I felt alone today. I felt very small, very vulnerable and absolutely isolated for much of the day.
Covering trials can be that way. Your world shrinks down to just one room, maybe a hallway and the bathrooms. My schedule becomes whatever the judge says it is. I stand when they say stand, I sit when they say sit and I come back when they say it’s time to start. Throughout the day, my world got even smaller: it shrunk to the witness stand, the pictures, the words on my notepad.
And it’s my job to absorb it all: the way the youngest witness flipped the toy around with his hand because he was so nervous, seeing those who normally have no visible problems with such cases become sad, hearing the change in the voice during the testimony. I bring it all back with me to the newsroom, sort through and try to figure out what you need to know and what you don’t. But it doesn’t really clean off your soul so well when it’s time to go home. So I wander around the city like a zombie looking for dinner, trying not to snap at the clerk and buying more beer at the Cap & Cork. Days like this make me feel very exposed, like I’m somewhere I don’t belong. Weird, huh? (BTW, tonight’s writing juice: Buffalo Trace)

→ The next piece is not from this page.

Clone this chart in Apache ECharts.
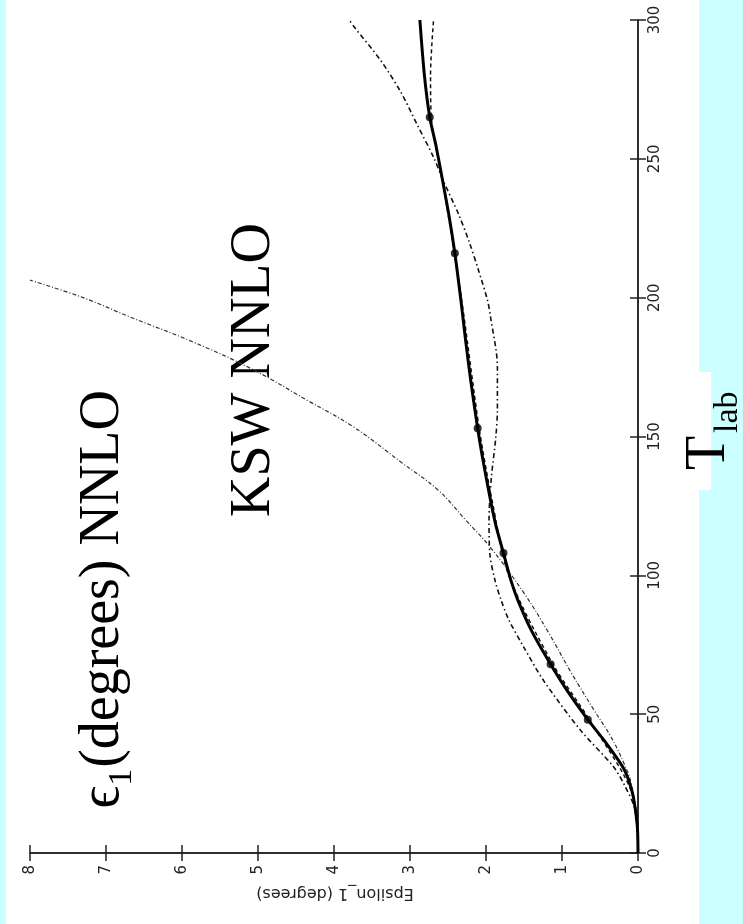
<!DOCTYPE html>
<html>
<head>
<meta charset="utf-8">
<script src="https://cdn.jsdelivr.net/npm/echarts@6/dist/echarts.min.js"></script>
<style>
html,body{margin:0;padding:0;background:#ccffff;}
#white{position:absolute;left:6px;top:0;width:693px;height:924px;background:#fff;}
#tab{position:absolute;left:699px;top:372px;width:12px;height:118px;background:#fff;}
#chart{position:absolute;left:0;top:0;width:743px;height:924px;}
</style>
</head>
<body>
<div id="white"></div>
<div id="tab"></div>
<div id="chart"></div>
<script>
// ---- tick labels ----
const epsTicks = [0, 1, 2, 3, 4, 5, 6, 7, 8];
const tlabTicks = [0, 50, 100, 150, 200, 250, 300];

// ---- thick solid curve (through data points) ----
const tlabA = [0, 10, 20, 26, 31, 40, 48, 58, 68, 80, 91, 98, 108, 118, 127, 140, 153, 170, 185, 199, 216, 230, 242, 255, 265, 280, 300];
const epsA  = [0, 0.01, 0.06, 0.12, 0.2, 0.43, 0.66, 0.92, 1.15, 1.40, 1.58, 1.67, 1.77, 1.87, 1.94, 2.03, 2.11, 2.20, 2.27, 2.33, 2.41, 2.49, 2.57, 2.66, 2.74, 2.81, 2.87];

// ---- data points (markers) ----
const tlabPts = [48, 68, 108, 153, 216, 265];
const epsPts  = [0.66, 1.15, 1.77, 2.11, 2.41, 2.74];

// ---- dashed curve ----
const tlabB = [0, 20, 48, 68, 100, 127, 153, 199, 242, 265, 280, 300];
const epsB  = [0, 0.06, 0.64, 1.12, 1.70, 1.92, 2.09, 2.32, 2.57, 2.72, 2.73, 2.69];

// ---- dash-dot curve ----
const tlabC = [0, 8, 16.6, 24, 31, 44, 62, 74, 84, 91, 98, 108, 120, 135, 150, 160, 175, 193, 199, 210, 220, 230, 242, 250.6, 262, 274, 285.6, 297, 300];
const epsC  = [0, 0.01, 0.05, 0.17, 0.32, 0.75, 1.24, 1.50, 1.70, 1.80, 1.88, 1.95, 1.96, 1.93, 1.87, 1.85, 1.85, 1.94, 1.98, 2.10, 2.22, 2.36, 2.56, 2.69, 2.90, 3.12, 3.39, 3.72, 3.80];

// ---- KSW NNLO steep curve ----
const tlabD = [0, 10, 25, 32, 42, 51.5, 65, 80, 93.6, 110, 120, 130.7, 140.8, 153.4, 163, 174, 184, 193, 200, 206.3];
const epsD  = [0, 0.01, 0.09, 0.18, 0.36, 0.58, 0.88, 1.19, 1.50, 1.94, 2.27, 2.63, 3.12, 3.74, 4.35, 5.06, 5.85, 6.68, 7.3, 8.0];

const pairs = (e, t) => e.map((v, i) => [v, t[i]]);

function measure(text, font) {
  const c = document.createElement('canvas').getContext('2d');
  c.font = font;
  return c.measureText(text).width;
}

const serif = '"Liberation Serif", "Times New Roman", serif';
const FS = 56, FSUB = 34;
const mainText = '(degrees) NNLO';
const wMain = measure(mainText, FS + 'px ' + serif);
const wOne = measure('1', FSUB + 'px ' + serif);
const yMainEnd = 390;
const yMainStart = yMainEnd + wMain;
const yOneStart = yMainStart + wOne + 1;

const chart = echarts.init(document.getElementById('chart'), null, {renderer: 'canvas'});

const tickLabel = {color: '#222', fontFamily: 'DejaVu Sans', fontSize: 15, rotate: 90};
const axLine = {show: true, lineStyle: {color: '#222', width: 1.5}};
const axTick = {show: true, inside: true, length: 8, lineStyle: {color: '#222', width: 1.5}};

const option = {
  backgroundColor: 'transparent',
  animation: false,
  grid: {left: 30, right: 105, top: 20, bottom: 71, show: false},
  xAxis: [
    {type: 'value', position: 'bottom', inverse: true, min: epsTicks[0], max: epsTicks[epsTicks.length - 1], interval: 1,
     axisLine: axLine, axisTick: axTick, splitLine: {show: false},
     axisLabel: Object.assign({margin: 12}, tickLabel)},
    {type: 'value', position: 'top', inverse: true, min: epsTicks[0], max: epsTicks[epsTicks.length - 1], interval: 1,
     axisLine: axLine, axisTick: axTick, splitLine: {show: false}, axisLabel: {show: false}}
  ],
  yAxis: [
    {type: 'value', position: 'right', min: tlabTicks[0], max: tlabTicks[tlabTicks.length - 1], interval: 50,
     axisLine: axLine, axisTick: axTick, splitLine: {show: false},
     axisLabel: Object.assign({margin: 10}, tickLabel)},
    {type: 'value', position: 'left', min: tlabTicks[0], max: tlabTicks[tlabTicks.length - 1], interval: 50,
     axisLine: axLine, axisTick: axTick, splitLine: {show: false}, axisLabel: {show: false}}
  ],
  series: [
    {type: 'line', data: pairs(epsD, tlabD), smooth: 0.4, showSymbol: false,
     lineStyle: {color: '#333', width: 1.2, type: [4, 2, 1, 2]}},
    {type: 'line', data: pairs(epsC, tlabC), smooth: 0.3, showSymbol: false,
     lineStyle: {color: '#111', width: 1.6, type: [5, 3, 1.5, 3]}},
    {type: 'line', data: pairs(epsB, tlabB), smooth: 0.3, showSymbol: false,
     lineStyle: {color: '#111', width: 1.5, type: [4, 3]}},
    {type: 'line', data: pairs(epsA, tlabA), smooth: 0.3, showSymbol: false,
     lineStyle: {color: '#000', width: 3}},
    {type: 'scatter', data: pairs(epsPts, tlabPts), symbol: 'circle', symbolSize: 8,
     itemStyle: {color: '#000'}}
  ],
  graphic: [
    {type: 'text', x: 335, y: 893, rotation: Math.PI,
     style: {text: 'Epsilon_1 (degrees)', fontFamily: 'DejaVu Sans', fontSize: 16, fill: '#222', align: 'center', verticalAlign: 'middle'}},
    {type: 'text', x: 103, y: yMainEnd, rotation: Math.PI / 2,
     style: {text: mainText, font: FS + 'px ' + serif, fill: '#000', align: 'right', verticalAlign: 'middle'}},
    {type: 'text', x: 122, y: yMainStart + 1, rotation: Math.PI / 2,
     style: {text: '1', font: FSUB + 'px ' + serif, fill: '#000', align: 'right', verticalAlign: 'middle'}},
    {type: 'text', x: 103, y: yOneStart, rotation: Math.PI / 2,
     style: {text: 'ϵ', font: FS + 'px ' + serif, fill: '#000', align: 'right', verticalAlign: 'middle'}},
    {type: 'text', x: 254, y: 517, rotation: Math.PI / 2,
     style: {text: 'KSW NNLO', font: FS + 'px ' + serif, fill: '#000', align: 'left', verticalAlign: 'middle'}},
    {type: 'text', x: 709, y: 470, rotation: Math.PI / 2,
     style: {text: 'T', font: FS + 'px ' + serif, fill: '#000', align: 'left', verticalAlign: 'middle'}},
    {type: 'text', x: 728, y: 433, rotation: Math.PI / 2,
     style: {text: 'lab', font: FSUB + 'px ' + serif, fill: '#000', align: 'left', verticalAlign: 'middle'}}
  ]
};
chart.setOption(option);
</script>
</body>
</html>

One of the nicest things that happened today was a text from my priest, just to let me know he prayed for me today. It was like this cool little thing, to know that someone had my back spiritually. This particular case is odd in the spiritual category, and is weighing on everyone in that room in that way, I can tell.
It’s dangerous to be out there on your own. At least it is for me. I always want someone to know where I’m at, where I’m going and if I got there — physically, geographically, emotionally and spiritually. I need a priest. I need someone who is willing to take on the responsibility of me, and let me tell you, it’s a special responsibility. I needed a spiritual father, and not just because the physical one wasn’t all that hot.
I don’t trust myself. I know that I wander off too easily. I chase the ball into the weeds of my anger and get lost out there.
Fr. Andrew hears my confessions. He knows where I struggle, where I hurt. He stands there, not between me and Christ, but beside me, with his stole on my head. And he prays.